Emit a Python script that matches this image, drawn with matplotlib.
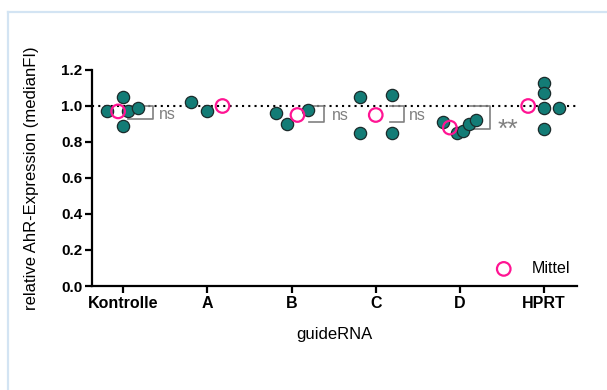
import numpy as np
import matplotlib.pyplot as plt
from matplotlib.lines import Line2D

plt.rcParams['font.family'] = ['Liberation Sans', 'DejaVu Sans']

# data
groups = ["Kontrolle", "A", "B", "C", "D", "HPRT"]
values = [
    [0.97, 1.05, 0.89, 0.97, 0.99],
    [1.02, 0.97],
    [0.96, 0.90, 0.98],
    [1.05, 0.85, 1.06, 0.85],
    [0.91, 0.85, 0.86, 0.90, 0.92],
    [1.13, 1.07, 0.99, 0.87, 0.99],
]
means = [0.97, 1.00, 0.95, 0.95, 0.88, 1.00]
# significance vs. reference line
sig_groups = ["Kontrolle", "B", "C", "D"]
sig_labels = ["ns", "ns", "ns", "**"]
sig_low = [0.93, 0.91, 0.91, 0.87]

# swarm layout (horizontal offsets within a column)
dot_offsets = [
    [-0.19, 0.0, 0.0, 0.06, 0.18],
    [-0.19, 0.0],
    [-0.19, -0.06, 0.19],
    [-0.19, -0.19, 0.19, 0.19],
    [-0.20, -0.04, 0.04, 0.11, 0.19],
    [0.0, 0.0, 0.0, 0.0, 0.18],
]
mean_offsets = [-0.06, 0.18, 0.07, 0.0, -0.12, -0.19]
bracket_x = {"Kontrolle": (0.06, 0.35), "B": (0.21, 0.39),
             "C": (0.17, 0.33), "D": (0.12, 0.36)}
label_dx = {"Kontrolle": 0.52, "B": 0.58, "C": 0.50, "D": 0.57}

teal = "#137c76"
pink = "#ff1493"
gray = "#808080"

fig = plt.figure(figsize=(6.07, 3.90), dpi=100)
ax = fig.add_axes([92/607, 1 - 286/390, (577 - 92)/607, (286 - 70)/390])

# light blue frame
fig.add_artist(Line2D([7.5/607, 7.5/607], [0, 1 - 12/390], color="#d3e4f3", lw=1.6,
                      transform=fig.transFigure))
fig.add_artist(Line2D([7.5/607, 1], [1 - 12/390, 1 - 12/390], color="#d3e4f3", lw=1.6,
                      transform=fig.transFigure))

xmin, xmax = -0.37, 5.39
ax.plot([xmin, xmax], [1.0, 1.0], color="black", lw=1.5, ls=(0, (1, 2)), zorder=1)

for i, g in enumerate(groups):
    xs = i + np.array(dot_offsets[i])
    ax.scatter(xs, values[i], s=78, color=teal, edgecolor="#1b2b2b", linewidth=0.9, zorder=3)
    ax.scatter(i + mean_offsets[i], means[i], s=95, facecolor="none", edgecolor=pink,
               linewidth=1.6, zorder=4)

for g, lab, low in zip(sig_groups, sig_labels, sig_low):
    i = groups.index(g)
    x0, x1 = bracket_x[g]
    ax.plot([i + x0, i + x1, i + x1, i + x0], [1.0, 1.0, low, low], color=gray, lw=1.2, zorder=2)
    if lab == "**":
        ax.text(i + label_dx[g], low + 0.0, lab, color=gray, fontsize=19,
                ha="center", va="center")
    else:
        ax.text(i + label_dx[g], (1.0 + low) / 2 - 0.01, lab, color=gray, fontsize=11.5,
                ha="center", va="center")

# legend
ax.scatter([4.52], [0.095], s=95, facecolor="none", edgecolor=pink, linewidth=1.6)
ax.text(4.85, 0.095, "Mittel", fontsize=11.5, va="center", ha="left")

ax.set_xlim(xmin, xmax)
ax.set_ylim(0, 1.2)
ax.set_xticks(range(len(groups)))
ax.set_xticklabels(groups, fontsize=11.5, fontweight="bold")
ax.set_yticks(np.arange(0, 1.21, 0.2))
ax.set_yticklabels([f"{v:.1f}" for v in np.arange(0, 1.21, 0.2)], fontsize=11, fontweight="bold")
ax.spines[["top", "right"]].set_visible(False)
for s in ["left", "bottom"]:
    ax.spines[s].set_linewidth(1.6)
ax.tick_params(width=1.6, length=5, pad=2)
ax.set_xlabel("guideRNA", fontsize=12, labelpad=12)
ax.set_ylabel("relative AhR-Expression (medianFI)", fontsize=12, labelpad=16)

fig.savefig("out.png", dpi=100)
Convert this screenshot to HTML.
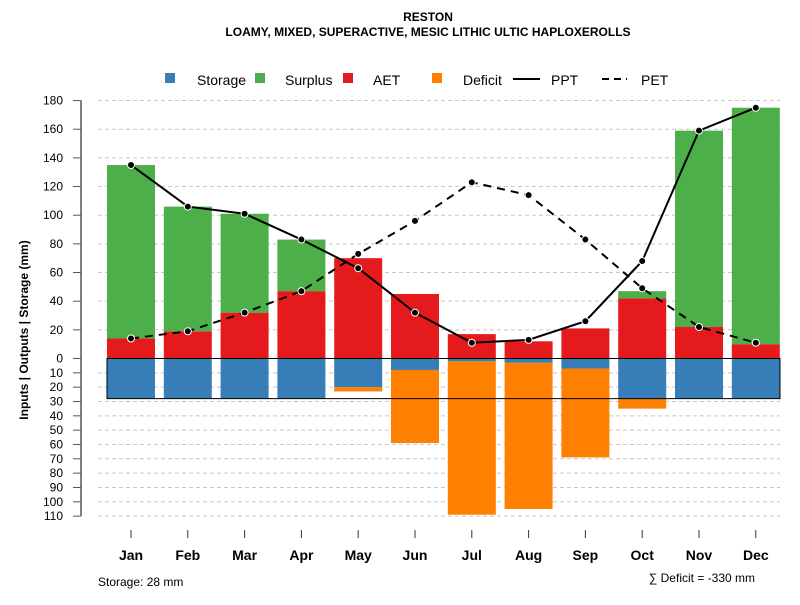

What to produce: Exactly as they appear, print the lines of the listing above from its first line through the line that contains "sig_low = [0.93, 0.91, 0.91, 0.87]", minus the pictures.

Task output:
Emit a Python script that matches this image, drawn with matplotlib.
import numpy as np
import matplotlib.pyplot as plt
from matplotlib.lines import Line2D

plt.rcParams['font.family'] = ['Liberation Sans', 'DejaVu Sans']

# data
groups = ["Kontrolle", "A", "B", "C", "D", "HPRT"]
values = [
    [0.97, 1.05, 0.89, 0.97, 0.99],
    [1.02, 0.97],
    [0.96, 0.90, 0.98],
    [1.05, 0.85, 1.06, 0.85],
    [0.91, 0.85, 0.86, 0.90, 0.92],
    [1.13, 1.07, 0.99, 0.87, 0.99],
]
means = [0.97, 1.00, 0.95, 0.95, 0.88, 1.00]
# significance vs. reference line
sig_groups = ["Kontrolle", "B", "C", "D"]
sig_labels = ["ns", "ns", "ns", "**"]
sig_low = [0.93, 0.91, 0.91, 0.87]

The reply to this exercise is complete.